The acceptance probability is a marginal probability for all samples :
\[\begin{aligned} P(\frac{f(X)}{e(X)} \ge U , X) &= % \sum_X P(\frac{f(X)}{e(X)} \ge U | X) P(X) \\ \mathrm{E}_{X \sim g}\left[P(\frac{f(X)}{e(X)} \ge U | X)\right] \\ &= \mathrm{E}_{X \sim g}\left[\frac{f(X)}{e(X)}\right] \\ &= \mathrm{E}_{X \sim g}\left[\frac{f(X)}{c g(X)}\right] \\ &= \int \frac{f(X)}{c g(x)} g(x) dx \\ &= \frac{1}{c} \end{aligned}\]The only thing to note here is that
\[P(\frac{f(X)}{e(X)} \ge U | X) = \frac{f(x)}{e(x)}\]Once we know the value of \(X\) than we can evaluate the above using the property of the uniform distribution.
The \(c\), therefore, plays an important role and should be chosen as small as possible to accept maximum number of samples.
When you know the probability distribution upto a constant
Rejection sampling is particularly useful if we know a distribution \(h(x)\) only upto an unknown constant, i.e., \(h(x) = K f(x) \implies f(x) = h(x)/K\), where \(f(x)\) can be easily computed.
Such cases are mostly observed in Bayesian inference, where \(K\) is an intractable constant (integral of a certain distribution) and less than 1, therefore, \(f(x) \ge h(x)\) and is an envelope over \(h(x)\).
We can then have \(e(x) = c g(x) \ge f(x)\) and follow similar steps, by sampling from \(g(x)\) and accepting if \(\frac{f(x)}{c g(x)} \ge U\).

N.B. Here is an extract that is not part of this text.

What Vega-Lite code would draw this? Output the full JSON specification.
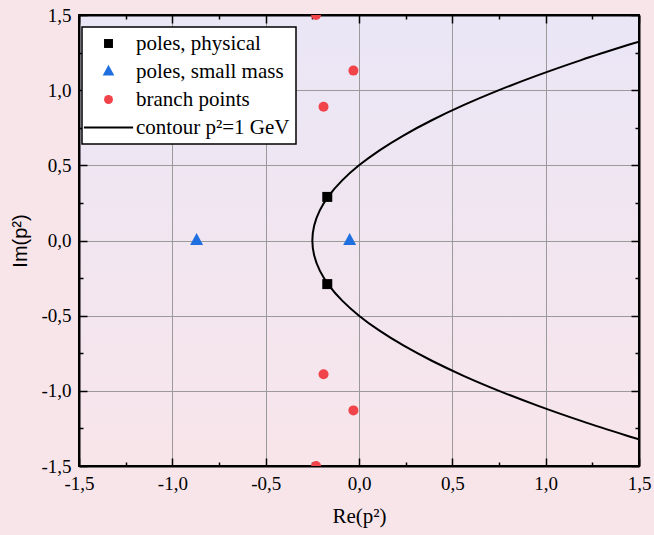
{
  "$schema": "https://vega.github.io/schema/vega-lite/v6.json",
  "width": 560,
  "height": 451,
  "autosize": "none",
  "padding": {"left": 79, "top": 15, "right": 15, "bottom": 69},
  "background": "#F8E5EA",
  "data": {
    "values": [
      {"series": "poles, physical", "re": -0.17, "im": 0.29},
      {"series": "poles, physical", "re": -0.17, "im": -0.29},
      {"series": "poles, small mass", "re": -0.87, "im": 0.0},
      {"series": "poles, small mass", "re": -0.05, "im": 0.0},
      {"series": "branch points", "re": -0.23, "im": 1.5},
      {"series": "branch points", "re": -0.03, "im": 1.13},
      {"series": "branch points", "re": -0.19, "im": 0.89},
      {"series": "branch points", "re": -0.19, "im": -0.89},
      {"series": "branch points", "re": -0.03, "im": -1.13},
      {"series": "branch points", "re": -0.23, "im": -1.5},
      {"series": "contour p²=1 GeV", "re": 1.5, "im": -1.3229},
      {"series": "contour p²=1 GeV", "re": 1.44, "im": -1.3},
      {"series": "contour p²=1 GeV", "re": 1.19, "im": -1.2},
      {"series": "contour p²=1 GeV", "re": 0.96, "im": -1.1},
      {"series": "contour p²=1 GeV", "re": 0.75, "im": -1.0},
      {"series": "contour p²=1 GeV", "re": 0.56, "im": -0.9},
      {"series": "contour p²=1 GeV", "re": 0.39, "im": -0.8},
      {"series": "contour p²=1 GeV", "re": 0.24, "im": -0.7},
      {"series": "contour p²=1 GeV", "re": 0.11, "im": -0.6},
      {"series": "contour p²=1 GeV", "re": 0.0, "im": -0.5},
      {"series": "contour p²=1 GeV", "re": -0.09, "im": -0.4},
      {"series": "contour p²=1 GeV", "re": -0.16, "im": -0.3},
      {"series": "contour p²=1 GeV", "re": -0.21, "im": -0.2},
      {"series": "contour p²=1 GeV", "re": -0.24, "im": -0.1},
      {"series": "contour p²=1 GeV", "re": -0.25, "im": 0.0},
      {"series": "contour p²=1 GeV", "re": -0.24, "im": 0.1},
      {"series": "contour p²=1 GeV", "re": -0.21, "im": 0.2},
      {"series": "contour p²=1 GeV", "re": -0.16, "im": 0.3},
      {"series": "contour p²=1 GeV", "re": -0.09, "im": 0.4},
      {"series": "contour p²=1 GeV", "re": 0.0, "im": 0.5},
      {"series": "contour p²=1 GeV", "re": 0.11, "im": 0.6},
      {"series": "contour p²=1 GeV", "re": 0.24, "im": 0.7},
      {"series": "contour p²=1 GeV", "re": 0.39, "im": 0.8},
      {"series": "contour p²=1 GeV", "re": 0.56, "im": 0.9},
      {"series": "contour p²=1 GeV", "re": 0.75, "im": 1.0},
      {"series": "contour p²=1 GeV", "re": 0.96, "im": 1.1},
      {"series": "contour p²=1 GeV", "re": 1.19, "im": 1.2},
      {"series": "contour p²=1 GeV", "re": 1.44, "im": 1.3},
      {"series": "contour p²=1 GeV", "re": 1.5, "im": 1.3229}
    ]
  },
  "resolve": {"axis": {"x": "independent", "y": "independent"}},
  "layer": [
    {
      "transform": [{"filter": "datum.series === 'contour p²=1 GeV'"}],
      "mark": {"type": "line", "color": "black", "strokeWidth": 2, "interpolate": "catmull-rom", "clip": true},
      "encoding": {
        "x": {
          "field": "re", "type": "quantitative",
          "scale": {"domain": [-1.5, 1.5], "nice": false, "zero": false},
          "axis": {
            "orient": "bottom", "title": "Re(p²)", "grid": true,
            "values": [-1.5, -1.25, -1, -0.75, -0.5, -0.25, 0, 0.25, 0.5, 0.75, 1, 1.25, 1.5],
            "labelExpr": "abs(datum.value * 2 - round(datum.value * 2)) > 0.01 ? '' : replace(replace(format(datum.value, '.1f'), '.', ','), '−', '-')",
            "titleFont": "Liberation Serif", "titleFontSize": 21, "titleFontWeight": "normal", "titlePadding": 8
          }
        },
        "y": {
          "field": "im", "type": "quantitative",
          "scale": {"domain": [-1.5, 1.5], "nice": false, "zero": false},
          "axis": {
            "orient": "left", "title": "Im(p²)", "grid": true,
            "values": [-1.5, -1.25, -1, -0.75, -0.5, -0.25, 0, 0.25, 0.5, 0.75, 1, 1.25, 1.5],
            "labelExpr": "abs(datum.value * 2 - round(datum.value * 2)) > 0.01 ? '' : replace(replace(format(datum.value, '.1f'), '.', ','), '−', '-')",
            "titleFont": "Liberation Sans", "titleFontSize": 20, "titleFontWeight": "normal", "titlePadding": 10
          }
        },
        "order": {"field": "im", "type": "quantitative"}
      }
    },
    {
      "transform": [{"filter": "datum.series !== 'contour p²=1 GeV'"}],
      "mark": {"type": "point", "filled": true, "opacity": 1, "size": 100, "clip": true},
      "encoding": {
        "x": {
          "field": "re", "type": "quantitative",
          "axis": {
            "orient": "top", "title": null, "labels": false, "grid": false,
            "values": [-1.5, -1.25, -1, -0.75, -0.5, -0.25, 0, 0.25, 0.5, 0.75, 1, 1.25, 1.5]
          }
        },
        "y": {
          "field": "im", "type": "quantitative",
          "axis": {
            "orient": "right", "title": null, "labels": false, "grid": false,
            "values": [-1.5, -1.25, -1, -0.75, -0.5, -0.25, 0, 0.25, 0.5, 0.75, 1, 1.25, 1.5]
          }
        },
        "color": {
          "field": "series", "type": "nominal",
          "scale": {
            "domain": ["poles, physical", "poles, small mass", "branch points", "contour p²=1 GeV"],
            "range": ["#000000", "#1f6fe0", "#f0434a", "#000000"]
          },
          "legend": {"title": null}
        },
        "shape": {
          "field": "series", "type": "nominal",
          "scale": {
            "domain": ["poles, physical", "poles, small mass", "branch points", "contour p²=1 GeV"],
            "range": ["square", "M0,-1.5L1.3,0.9L-1.3,0.9Z", "circle", "M-5.5,-0.2H5.5V0.2H-5.5Z"]
          },
          "legend": {"title": null}
        }
      }
    }
  ],
  "config": {
    "view": {
      "stroke": "black",
      "strokeWidth": 2,
      "fill": {
        "gradient": "linear", "x1": 0, "y1": 0, "x2": 0, "y2": 1,
        "stops": [{"offset": 0, "color": "#EAE6F6"}, {"offset": 1, "color": "#F8E5EA"}]
      }
    },
    "axis": {
      "domainColor": "black", "domainWidth": 2,
      "tickColor": "black", "tickWidth": 1.5,
      "tickSize": {"condition": {"test": "abs(datum.value * 2 - round(datum.value * 2)) > 0.01", "value": -4}, "value": -8},
      "gridColor": "#9a9a9a", "gridWidth": 1,
      "gridOpacity": {"condition": {"test": "abs(datum.value * 2 - round(datum.value * 2)) > 0.01", "value": 0}, "value": 1},
      "labelFont": "Liberation Serif", "labelFontSize": 19, "labelColor": "black",
      "labelPadding": 16, "labelFlush": false, "labelOverlap": false,
      "titleColor": "black"
    },
    "legend": {
      "orient": "none", "legendX": 3, "legendY": 12,
      "fillColor": "white", "strokeColor": "black", "strokeWidth": 1.5,
      "padding": 6, "rowPadding": 6,
      "symbolOffset": 10, "labelOffset": 17, "symbolSize": 80,
      "labelFont": "Liberation Serif", "labelFontSize": 21, "labelColor": "black",
      "labelLimit": 300
    }
  }
}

The constant \(1/K\) cancels out both in the numerator as well as the denominator and we sample exactly from \(f(x)\).
The acceptance probability, however, changes as
\[\begin{aligned} P(\frac{f(X)}{e(X)} \ge U , X) &= % \sum_X P(\frac{f(X)}{e(X)} \ge U | X) P(X) \\ \mathrm{E}_{X \sim g}\left[P(\frac{f(X)}{e(X)} \ge U | X)\right] \\ &= \mathrm{E}_{X \sim g}\left[\frac{f(X)}{e(X)}\right] \\ &= \mathrm{E}_{X \sim g}\left[\frac{f(X)}{c g(X)}\right] \\ &= \int \frac{f(X)}{c g(x)} g(x) dx \\ &= \int \frac{h(X)/ K}{c g(x)} g(x) dx \\ &= \frac{1}{K c} \end{aligned}\]We, therefore, have more samples rejected. In the above, it is important to note that \(\int f(x) dx \neq 1\) because \(f(x)\) is not a probability distribution, it is a scaled distribution of \(h(x)\), and \(\int f(x) dx = 1\), \(f(x)\) is more of a convinience function that can be computed.